When I add option background_image in my kitty.conf, but it doesn't work.
I didn't found any documentation of it on the main web site.
It does not work for me either
I did not put quotations.

Did you make sure to use a PNG image? Other formats like JPEG don't work.

I did use PNG.

background_image /home/AVCADO/Pictures/backgrounds/doge-space.png

This is what I have.

Did you restart kitty after changing the config? Post the output of kitty --debug-config.

kitty 0.14.3 created by Kovid Goyal
Linux nickPC 5.3.0-51-generic #44-Ubuntu SMP Wed Apr 22 21:09:44 UTC 2020 x86_64
Ubuntu 19.10 \n \l
DISTRIB_ID=Ubuntu
DISTRIB_RELEASE=19.10
DISTRIB_CODENAME=eoan
DISTRIB_DESCRIPTION="Ubuntu 19.10"
Loaded config files: /etc/xdg/kitty/kitty.conf, /home/nick/.config/kitty/kitty.conf
[129 13:20:24.627499] Ignoring unknown config key: bolt_font
[129 13:20:24.627526] Ignoring unknown config key: background_image
[129 13:20:24.627539] Ignoring unknown config key: background_image_layout
Running under: X11

Config options different from defaults:
update_check_interval 0.0

Your version of kitty is too old. The background image feature was introduced in 0.17.0 and you're using 0.14.3. Either try to update your Ubuntu to a version which has a newer kitty or see https://sw.kovidgoyal.net/kitty/binary.html.
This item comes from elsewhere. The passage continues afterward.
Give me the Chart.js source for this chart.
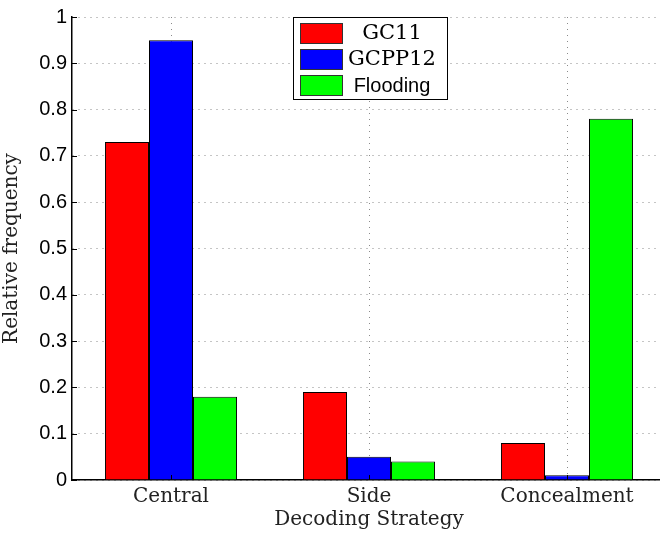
<!DOCTYPE html>
<html lang="en">
<head>
  <meta charset="UTF-8" />
  <title>Relative frequency by decoding strategy</title>
  <script src="https://cdn.jsdelivr.net/npm/chart.js"></script>
  <style>
    html, body {
      margin: 0;
      padding: 0;
      background: #fff;
      overflow: hidden;
    }
    #chart-container {
      width: 666px;
      height: 535px;
    }
  </style>
</head>
<body>
  <div id="chart-container">
    <canvas id="freqChart" width="666" height="535"></canvas>
  </div>

  <script>
    // Data
    const categories = ["Central", "Side", "Concealment"];
    const seriesNames = ["GC11", "GCPP12", "Flooding"];
    const gc11 = [0.73, 0.19, 0.08];
    const gcpp12 = [0.95, 0.05, 0.01];
    const flooding = [0.18, 0.04, 0.78];
    const seriesColors = ["#ff0000", "#0000ff", "#00ff00"];

    const serif = "'DejaVu Serif', serif";
    const sans = "'Liberation Sans', Arial, sans-serif";

    // Legend drawn by hand, because the labels mix fonts
    const legendFonts = ["21px " + serif, "21px " + serif, "20px " + sans];
    const boxLegend = {
      id: "boxLegend",
      afterDraw(chart) {
        const ctx = chart.ctx;
        const x = 293, y = 17, w = 154, h = 82;
        ctx.save();
        ctx.fillStyle = "#fff";
        ctx.fillRect(x, y, w, h);
        ctx.strokeStyle = "#000";
        ctx.lineWidth = 1;
        ctx.strokeRect(x + 0.5, y + 0.5, w, h);
        chart.data.datasets.forEach((ds, i) => {
          const cy = y + 16 + i * 26;
          ctx.fillStyle = ds.backgroundColor;
          ctx.fillRect(x + 7, cy - 10, 42, 20);
          ctx.strokeStyle = "#333";
          ctx.strokeRect(x + 7.5, cy - 9.5, 42, 20);
          ctx.fillStyle = "#000";
          ctx.font = legendFonts[i];
          ctx.textAlign = "center";
          ctx.textBaseline = "middle";
          ctx.fillText(ds.label, x + 99, cy + 1);
        });
        ctx.restore();
      }
    };

    // Small inward tick marks like MATLAB axes
    const innerTicks = {
      id: "innerTicks",
      afterDatasetsDraw(chart) {
        const ctx = chart.ctx;
        const xs = chart.scales.x, ys = chart.scales.y;
        const area = chart.chartArea;
        ctx.save();
        ctx.strokeStyle = "#000";
        ctx.lineWidth = 1;
        ctx.beginPath();
        ys.ticks.forEach(t => {
          const py = Math.round(ys.getPixelForValue(t.value)) + 0.5;
          ctx.moveTo(area.left, py);
          ctx.lineTo(area.left + 5, py);
        });
        categories.forEach((c, i) => {
          const px = Math.round(xs.getPixelForValue(i)) + 0.5;
          ctx.moveTo(px, area.bottom);
          ctx.lineTo(px, area.bottom - 5);
        });
        ctx.stroke();
        ctx.restore();
      }
    };

    const ctx = document.getElementById("freqChart").getContext("2d");
    new Chart(ctx, {
      type: "bar",
      data: {
        labels: categories,
        datasets: [
          { label: seriesNames[0], data: gc11, backgroundColor: seriesColors[0] },
          { label: seriesNames[1], data: gcpp12, backgroundColor: seriesColors[1] },
          { label: seriesNames[2], data: flooding, backgroundColor: seriesColors[2] }
        ]
      },
      options: {
        responsive: false,
        animation: false,
        layout: { padding: { top: 12, right: 0, bottom: 0, left: 0 } },
        datasets: {
          bar: {
            borderColor: "#000",
            borderWidth: 1,
            barPercentage: 1,
            categoryPercentage: 0.667
          }
        },
        scales: {
          x: {
            offset: true,
            grid: { offset: false, color: "#8a8a8a", drawTicks: false },
            border: { display: true, color: "#000", width: 1.5, dash: [1, 5] },
            ticks: { color: "#222", padding: 5, font: { family: serif, size: 20 } },
            title: {
              display: true,
              text: "Decoding Strategy",
              color: "#222",
              font: { family: serif, size: 20 },
              padding: { top: 0, bottom: 3 }
            },
            afterFit(scale) { scale.height = 55; }
          },
          y: {
            min: 0,
            max: 1,
            grid: { color: "#8a8a8a", drawTicks: false },
            border: { display: true, color: "#000", width: 1.5, dash: [1, 5] },
            ticks: {
              stepSize: 0.1,
              color: "#000",
              padding: 5,
              font: { family: sans, size: 20 },
              callback: v => (v === 0 || v === 1) ? String(v) : v.toFixed(1)
            },
            title: {
              display: true,
              text: "Relative frequency",
              color: "#222",
              font: { family: serif, size: 20 },
              padding: { top: 0, bottom: 10 }
            },
            afterFit(scale) { scale.width = 72; }
          }
        },
        plugins: {
          legend: { display: false },
          tooltip: { enabled: false }
        }
      },
      plugins: [innerTicks, boxLegend]
    });
  </script>
</body>
</html>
The newest version is 0.14.3.

The newest version of kitty in Ubuntu eoan (19.10) is 0.14.3. In Ubuntu focal (20.04LTS) it's 0.15.0 and in Ubuntu groovy, which hasn't been released yet, it will be 0.17.3. Just uninstall kitty with apt remove kitty or so and then install the truly latest version with the instructions from https://sw.kovidgoyal.net/kitty/binary.html.
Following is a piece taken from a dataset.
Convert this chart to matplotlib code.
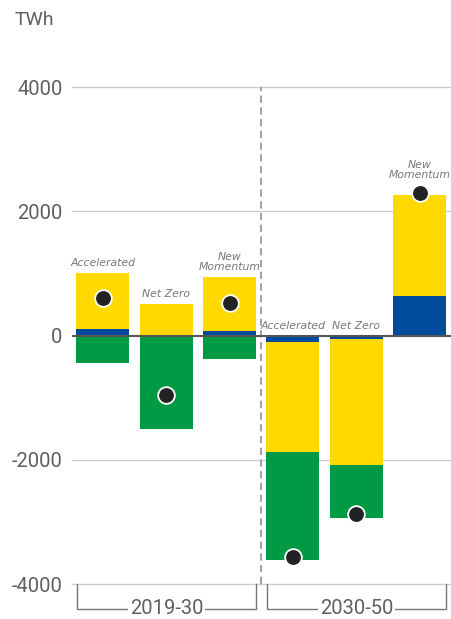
import numpy as np
import matplotlib
matplotlib.use("Agg")
import matplotlib.pyplot as plt

plt.rcParams['font.family'] = ['Roboto', 'DejaVu Sans']

scenarios = ["Accelerated", "Net Zero", "New\nMomentum",
             "Accelerated", "Net Zero", "New\nMomentum"]
blue = [110, 10, 70, -110, -60, 640]
yellow = [900, 505, 880, -1760, -2030, 1630]
green = [-435, -1500, -385, -1740, -840, 0]
net = [600, -960, 530, -3570, -2880, 2300]
periods = ["2019-30", "2030-50"]
yticks = [-4000, -2000, 0, 2000, 4000]

c_yellow = "#FFD900"
c_blue = "#004B9B"
c_green = "#009A44"
c_dot = "#222222"
c_text = "#5f5f5f"

fig = plt.figure(figsize=(4.51, 6.19), dpi=100)
ax = fig.add_axes([0.16, 0.0565, 0.84, 0.883])

x = np.arange(len(scenarios))
w = 0.835
blue = np.array(blue)
yellow = np.array(yellow)
green = np.array(green)

# blue starts at zero, yellow stacks on blue, green on the other side
ax.bar(x, blue, w, color=c_blue, zorder=2)
ax.bar(x, yellow, w, bottom=blue, color=c_yellow, zorder=2)
g_bottom = np.where(blue + yellow < 0, blue + yellow, 0)
ax.bar(x, green, w, bottom=g_bottom, color=c_green, zorder=2)

ax.plot(x, net, 'o', ms=12, color=c_dot, mec='white', mew=1.3, zorder=4)

tops = np.maximum(np.maximum(blue + yellow, 0), np.array(net) + 130)
for xi, t, lab in zip(x, tops, scenarios):
    ax.text(xi, max(t, 0) + 80, lab, ha='center', va='bottom', fontsize=7.8,
            style='italic', color='#777777', linespacing=0.95,
            family=['Liberation Sans Narrow', 'DejaVu Sans'], clip_on=False, zorder=5)

ax.set_xlim(-0.48, 5.49)
ax.set_ylim(-4000, 4800)
ax.set_yticks(yticks)
ax.set_yticklabels([str(v) for v in yticks])
ax.tick_params(axis='y', length=0, labelsize=14.5, colors=c_text, pad=7)
ax.set_xticks([])
for s in ax.spines.values():
    s.set_visible(False)
for v in yticks:
    if v == 0:
        continue
    ax.axhline(v, color='#cccccc', lw=1, zorder=1, clip_on=False)
ax.axhline(0, color='#555555', lw=1.5, zorder=3)
ax.plot([2.5, 2.5], [-4000, 4000], ls='--', color='#999999', lw=1.3,
        dashes=(4, 2.5), zorder=1, clip_on=False)

# period brackets under the chart
yb = -4400
for (x0, x1), lab in zip([(-0.4, 2.42), (2.59, 5.41)], periods):
    ax.plot([x0, x0, x1, x1], [-4000, yb, yb, -4000], color='#777777', lw=1,
            clip_on=False)
    ax.text((x0 + x1) / 2, yb, lab, ha='center', va='center', fontsize=14.5,
            color=c_text, bbox=dict(fc='white', ec='none', pad=1.5), clip_on=False)

fig.text(15 / 451, 1 - 20 / 619, "TWh", ha='left', va='center', fontsize=14,
         color=c_text)

fig.savefig("out.png", dpi=100)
The idea of scaling the image to the size of the monitor, and then having the terminal window act as a "viewport", is somewhat appealing to me. I don't think it necessarily needs to be meant to replace a compositor. If you want tips in implementing it @coxley, I can give you some

That'd be perfect, @ctrlcctrlv :)

That'd be perfect, @ctrlcctrlv :)

I second this. I _can_ use a comp manager but don't want to. I much prefer pseudo-transparency a-la urxvt for both performance and aesthetic reasons.